The United States has offered to return nearly all British residents held at Guantánamo Bay after months of secret talks in Washington, the Guardian has learned.
The British government has refused to accept the men, however, with senior officials saying they have no legal right to return. Documents obtained by the Guardian show US authorities are demanding that the detainees be kept under 24-hour surveillance if set free — restrictions that are dismissed by the British as unnecessary and unworkable.
Although all are accused of terrorist involvement, Britain says there is no intelligence to warrant the measures Washington wants, and it lacks the resources to implement them. ”They do not pose a sufficient threat,” said the head of counter-terrorism at the British Home Office.
The possible security arrangements appear to have caused months of wrangling, but senior UK sources have told the Guardian the government is interested in accepting only one man — Bisher al-Rawi — who is now known to have helped MI5 keep watch on Abu Qatada, the London-based Muslim cleric and al-Qaeda suspect who was subsequently arrested.
At least nine former British residents have been detained without trial at Guantánamo for more than four years after being taken prisoner in the so-called war on terror. Their lawyers say some have suffered appalling mistreatment.
With the US government anxious to scale down and eventually close its prison at the Cuban base, however, the US state department is putting pressure on the British government to allow some to return.

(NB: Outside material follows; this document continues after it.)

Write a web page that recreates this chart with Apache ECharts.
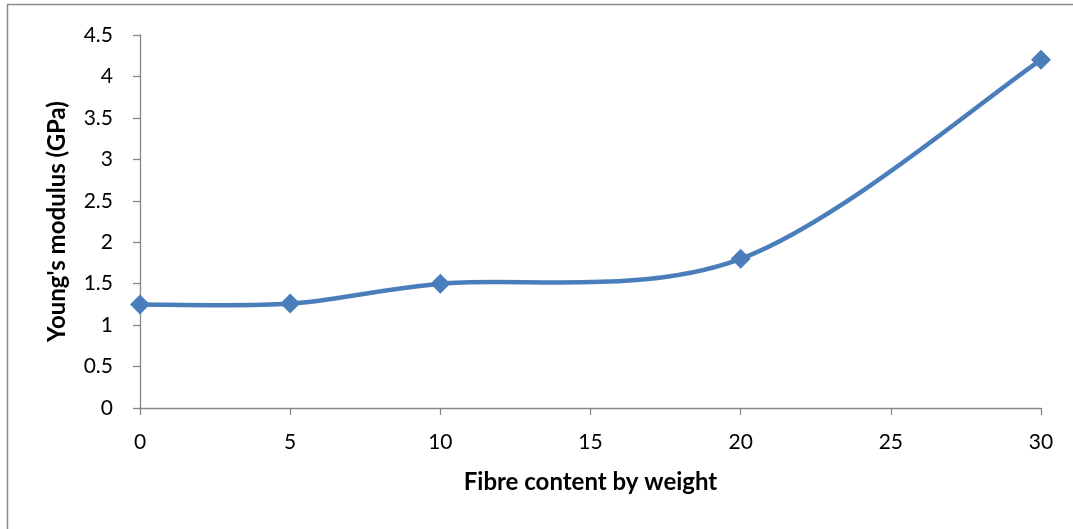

Foreign Office officials have denied that any talks have taken place.
In Washington, the state department confirmed that there are ”ongoing diplomatic negotiations”, as the documents show. They were written by the most senior counter-terrorism officials at the British Home Office and Foreign Office at a time when some ministers were voicing their harshest criticism of Guantánamo.
The documents are witness statements from David Richmond, director general of defence and intelligence at the Foreign Office, and William Nye, director of counter-terrorism and intelligence at the Home Office. Richmond wrote: ”The British embassy in Washington was told in mid-June 2006 that, during an internal meeting between US officials, the possibility had been floated of asking the UK government to consider taking back all the detainees at Guantánamo who had formerly been resident in the UK. Information about what had occurred at this meeting had been fed back informally to the embassy, and the UK government wished to clarify the significance of this idea.”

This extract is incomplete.